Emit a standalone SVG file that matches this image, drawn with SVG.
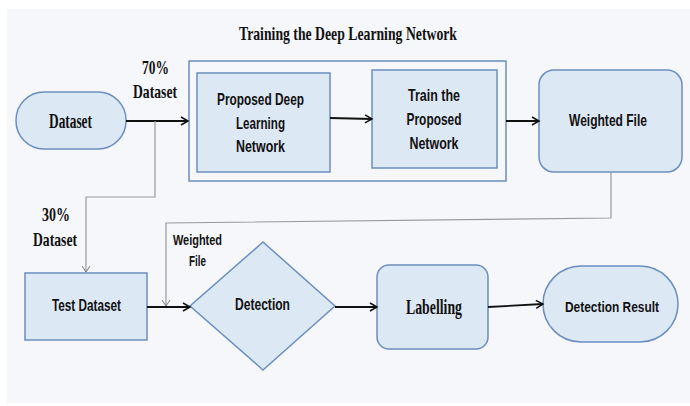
<svg xmlns="http://www.w3.org/2000/svg" width="690" height="406" viewBox="0 0 690 406">
<defs>
<marker id="ah" markerWidth="10" markerHeight="10" refX="8" refY="5" orient="auto" markerUnits="userSpaceOnUse">
<path d="M1,1 L8,5 L1,9" fill="none" stroke="#111" stroke-width="1.5"/>
</marker>
<style>
.nd{fill:#dde8f5;stroke:#6c8ebf;stroke-width:1.5}
.sf{font-family:"Liberation Serif","Times New Roman",serif;font-weight:bold;fill:#111}
.ss{font-family:"Liberation Sans",Arial,sans-serif;font-weight:bold;fill:#111}
.bk{fill:none;stroke:#111;stroke-width:1.8}
.gr{fill:none;stroke:#999;stroke-width:1.2}
.gh{fill:none;stroke:#777;stroke-width:1}
</style>
</defs>
<rect x="0" y="0" width="690" height="406" fill="#fff"/>
<rect x="7" y="9" width="683" height="394" fill="#f5f7fb"/>

<g id="title">
<text class="sf" x="348" y="40" font-size="19" text-anchor="middle" textLength="218" lengthAdjust="spacingAndGlyphs">Training the Deep Learning Network</text>
</g>

<g id="training-group">
<rect x="189" y="61" width="317" height="120" fill="none" stroke="#6c8ebf" stroke-width="1.5"/>
</g>

<g id="dataset">
<rect class="nd" x="16" y="92" width="110" height="57" rx="28"/>
<text class="sf" x="70.5" y="128" font-size="20" text-anchor="middle" textLength="43" lengthAdjust="spacingAndGlyphs">Dataset</text>
</g>

<g id="proposed">
<rect class="nd" x="197" y="73" width="133" height="99"/>
<text class="ss" x="260.5" y="105" font-size="17" text-anchor="middle" textLength="87" lengthAdjust="spacingAndGlyphs">Proposed Deep</text>
<text class="ss" x="260.5" y="129" font-size="17" text-anchor="middle" textLength="49" lengthAdjust="spacingAndGlyphs">Learning</text>
<text class="ss" x="260.5" y="152" font-size="17" text-anchor="middle" textLength="49" lengthAdjust="spacingAndGlyphs">Network</text>
</g>

<g id="train">
<rect class="nd" x="372" y="70" width="125" height="98"/>
<text class="ss" x="434" y="101" font-size="17" text-anchor="middle" textLength="52" lengthAdjust="spacingAndGlyphs">Train the</text>
<text class="ss" x="434" y="125" font-size="17" text-anchor="middle" textLength="55" lengthAdjust="spacingAndGlyphs">Proposed</text>
<text class="ss" x="434" y="149" font-size="17" text-anchor="middle" textLength="49" lengthAdjust="spacingAndGlyphs">Network</text>
</g>

<g id="weighted">
<rect class="nd" x="539" y="70" width="143" height="102" rx="15"/>
<text class="ss" x="608" y="126" font-size="17" text-anchor="middle" textLength="78" lengthAdjust="spacingAndGlyphs">Weighted File</text>
</g>

<g id="test">
<rect class="nd" x="25" y="273" width="122" height="67"/>
<text class="ss" x="86.5" y="311" font-size="17" text-anchor="middle" textLength="69" lengthAdjust="spacingAndGlyphs">Test Dataset</text>
</g>

<g id="detection">
<polygon class="nd" points="263,242 335,306 263,370 190,306"/>
<text class="ss" x="262.5" y="310" font-size="17" text-anchor="middle" textLength="55" lengthAdjust="spacingAndGlyphs">Detection</text>
</g>

<g id="labelling">
<rect class="nd" x="377" y="265" width="111" height="84" rx="12"/>
<text class="sf" x="434" y="314" font-size="20" text-anchor="middle" textLength="56" lengthAdjust="spacingAndGlyphs">Labelling</text>
</g>

<g id="result">
<rect class="nd" x="543" y="266" width="135" height="76" rx="38"/>
<text class="ss" x="612" y="312" font-size="15" text-anchor="middle" textLength="94" lengthAdjust="spacingAndGlyphs">Detection Result</text>
</g>

<g id="labels">
<text class="sf" x="155.5" y="74" font-size="19" text-anchor="middle" textLength="27" lengthAdjust="spacingAndGlyphs">70%</text>
<text class="sf" x="155" y="98" font-size="19" text-anchor="middle" textLength="44" lengthAdjust="spacingAndGlyphs">Dataset</text>
<text class="sf" x="56" y="221" font-size="19" text-anchor="middle" textLength="28" lengthAdjust="spacingAndGlyphs">30%</text>
<text class="sf" x="55" y="246" font-size="19" text-anchor="middle" textLength="44" lengthAdjust="spacingAndGlyphs">Dataset</text>
<text class="ss" x="197.5" y="245" font-size="14" text-anchor="middle" textLength="49" lengthAdjust="spacingAndGlyphs">Weighted</text>
<text class="ss" x="197.5" y="266" font-size="14" text-anchor="middle" textLength="17" lengthAdjust="spacingAndGlyphs">File</text>
</g>

<g id="connectors">
<line class="bk" x1="126" y1="121" x2="188" y2="121" marker-end="url(#ah)"/>
<line class="bk" x1="330" y1="118" x2="372" y2="119" marker-end="url(#ah)"/>
<line class="bk" x1="506" y1="121" x2="539" y2="121" marker-end="url(#ah)"/>
<line class="bk" x1="147" y1="307" x2="190" y2="307" marker-end="url(#ah)"/>
<line class="bk" x1="335" y1="307" x2="377" y2="307" marker-end="url(#ah)"/>
<line class="bk" x1="488" y1="307" x2="543" y2="304" marker-end="url(#ah)"/>
<polyline class="gr" points="155,121 155,197 86,197 86,272"/>
<path class="gh" d="M82,266 L86,272 L90,266"/>
<polyline class="gr" points="611,172 611,218 166,223 166,306"/>
<path class="gh" d="M162,300 L166,306 L170,300"/>
</g>
</svg>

DIRECTION
Images should not appear in the copy; retype the listing above exactly.

TASK RESULT
Emit a standalone SVG file that matches this image, drawn with SVG.
<svg xmlns="http://www.w3.org/2000/svg" width="690" height="406" viewBox="0 0 690 406">
<defs>
<marker id="ah" markerWidth="10" markerHeight="10" refX="8" refY="5" orient="auto" markerUnits="userSpaceOnUse">
<path d="M1,1 L8,5 L1,9" fill="none" stroke="#111" stroke-width="1.5"/>
</marker>
<style>
.nd{fill:#dde8f5;stroke:#6c8ebf;stroke-width:1.5}
.sf{font-family:"Liberation Serif","Times New Roman",serif;font-weight:bold;fill:#111}
.ss{font-family:"Liberation Sans",Arial,sans-serif;font-weight:bold;fill:#111}
.bk{fill:none;stroke:#111;stroke-width:1.8}
.gr{fill:none;stroke:#999;stroke-width:1.2}
.gh{fill:none;stroke:#777;stroke-width:1}
</style>
</defs>
<rect x="0" y="0" width="690" height="406" fill="#fff"/>
<rect x="7" y="9" width="683" height="394" fill="#f5f7fb"/>

<g id="title">
<text class="sf" x="348" y="40" font-size="19" text-anchor="middle" textLength="218" lengthAdjust="spacingAndGlyphs">Training the Deep Learning Network</text>
</g>

<g id="training-group">
<rect x="189" y="61" width="317" height="120" fill="none" stroke="#6c8ebf" stroke-width="1.5"/>
</g>

<g id="dataset">
<rect class="nd" x="16" y="92" width="110" height="57" rx="28"/>
<text class="sf" x="70.5" y="128" font-size="20" text-anchor="middle" textLength="43" lengthAdjust="spacingAndGlyphs">Dataset</text>
</g>

<g id="proposed">
<rect class="nd" x="197" y="73" width="133" height="99"/>
<text class="ss" x="260.5" y="105" font-size="17" text-anchor="middle" textLength="87" lengthAdjust="spacingAndGlyphs">Proposed Deep</text>
<text class="ss" x="260.5" y="129" font-size="17" text-anchor="middle" textLength="49" lengthAdjust="spacingAndGlyphs">Learning</text>
<text class="ss" x="260.5" y="152" font-size="17" text-anchor="middle" textLength="49" lengthAdjust="spacingAndGlyphs">Network</text>
</g>

<g id="train">
<rect class="nd" x="372" y="70" width="125" height="98"/>
<text class="ss" x="434" y="101" font-size="17" text-anchor="middle" textLength="52" lengthAdjust="spacingAndGlyphs">Train the</text>
<text class="ss" x="434" y="125" font-size="17" text-anchor="middle" textLength="55" lengthAdjust="spacingAndGlyphs">Proposed</text>
<text class="ss" x="434" y="149" font-size="17" text-anchor="middle" textLength="49" lengthAdjust="spacingAndGlyphs">Network</text>
</g>

<g id="weighted">
<rect class="nd" x="539" y="70" width="143" height="102" rx="15"/>
<text class="ss" x="608" y="126" font-size="17" text-anchor="middle" textLength="78" lengthAdjust="spacingAndGlyphs">Weighted File</text>
</g>

<g id="test">
<rect class="nd" x="25" y="273" width="122" height="67"/>
<text class="ss" x="86.5" y="311" font-size="17" text-anchor="middle" textLength="69" lengthAdjust="spacingAndGlyphs">Test Dataset</text>
</g>

<g id="detection">
<polygon class="nd" points="263,242 335,306 263,370 190,306"/>
<text class="ss" x="262.5" y="310" font-size="17" text-anchor="middle" textLength="55" lengthAdjust="spacingAndGlyphs">Detection</text>
</g>

<g id="labelling">
<rect class="nd" x="377" y="265" width="111" height="84" rx="12"/>
<text class="sf" x="434" y="314" font-size="20" text-anchor="middle" textLength="56" lengthAdjust="spacingAndGlyphs">Labelling</text>
</g>

<g id="result">
<rect class="nd" x="543" y="266" width="135" height="76" rx="38"/>
<text class="ss" x="612" y="312" font-size="15" text-anchor="middle" textLength="94" lengthAdjust="spacingAndGlyphs">Detection Result</text>
</g>

<g id="labels">
<text class="sf" x="155.5" y="74" font-size="19" text-anchor="middle" textLength="27" lengthAdjust="spacingAndGlyphs">70%</text>
<text class="sf" x="155" y="98" font-size="19" text-anchor="middle" textLength="44" lengthAdjust="spacingAndGlyphs">Dataset</text>
<text class="sf" x="56" y="221" font-size="19" text-anchor="middle" textLength="28" lengthAdjust="spacingAndGlyphs">30%</text>
<text class="sf" x="55" y="246" font-size="19" text-anchor="middle" textLength="44" lengthAdjust="spacingAndGlyphs">Dataset</text>
<text class="ss" x="197.5" y="245" font-size="14" text-anchor="middle" textLength="49" lengthAdjust="spacingAndGlyphs">Weighted</text>
<text class="ss" x="197.5" y="266" font-size="14" text-anchor="middle" textLength="17" lengthAdjust="spacingAndGlyphs">File</text>
</g>

<g id="connectors">
<line class="bk" x1="126" y1="121" x2="188" y2="121" marker-end="url(#ah)"/>
<line class="bk" x1="330" y1="118" x2="372" y2="119" marker-end="url(#ah)"/>
<line class="bk" x1="506" y1="121" x2="539" y2="121" marker-end="url(#ah)"/>
<line class="bk" x1="147" y1="307" x2="190" y2="307" marker-end="url(#ah)"/>
<line class="bk" x1="335" y1="307" x2="377" y2="307" marker-end="url(#ah)"/>
<line class="bk" x1="488" y1="307" x2="543" y2="304" marker-end="url(#ah)"/>
<polyline class="gr" points="155,121 155,197 86,197 86,272"/>
<path class="gh" d="M82,266 L86,272 L90,266"/>
<polyline class="gr" points="611,172 611,218 166,223 166,306"/>
<path class="gh" d="M162,300 L166,306 L170,300"/>
</g>
</svg>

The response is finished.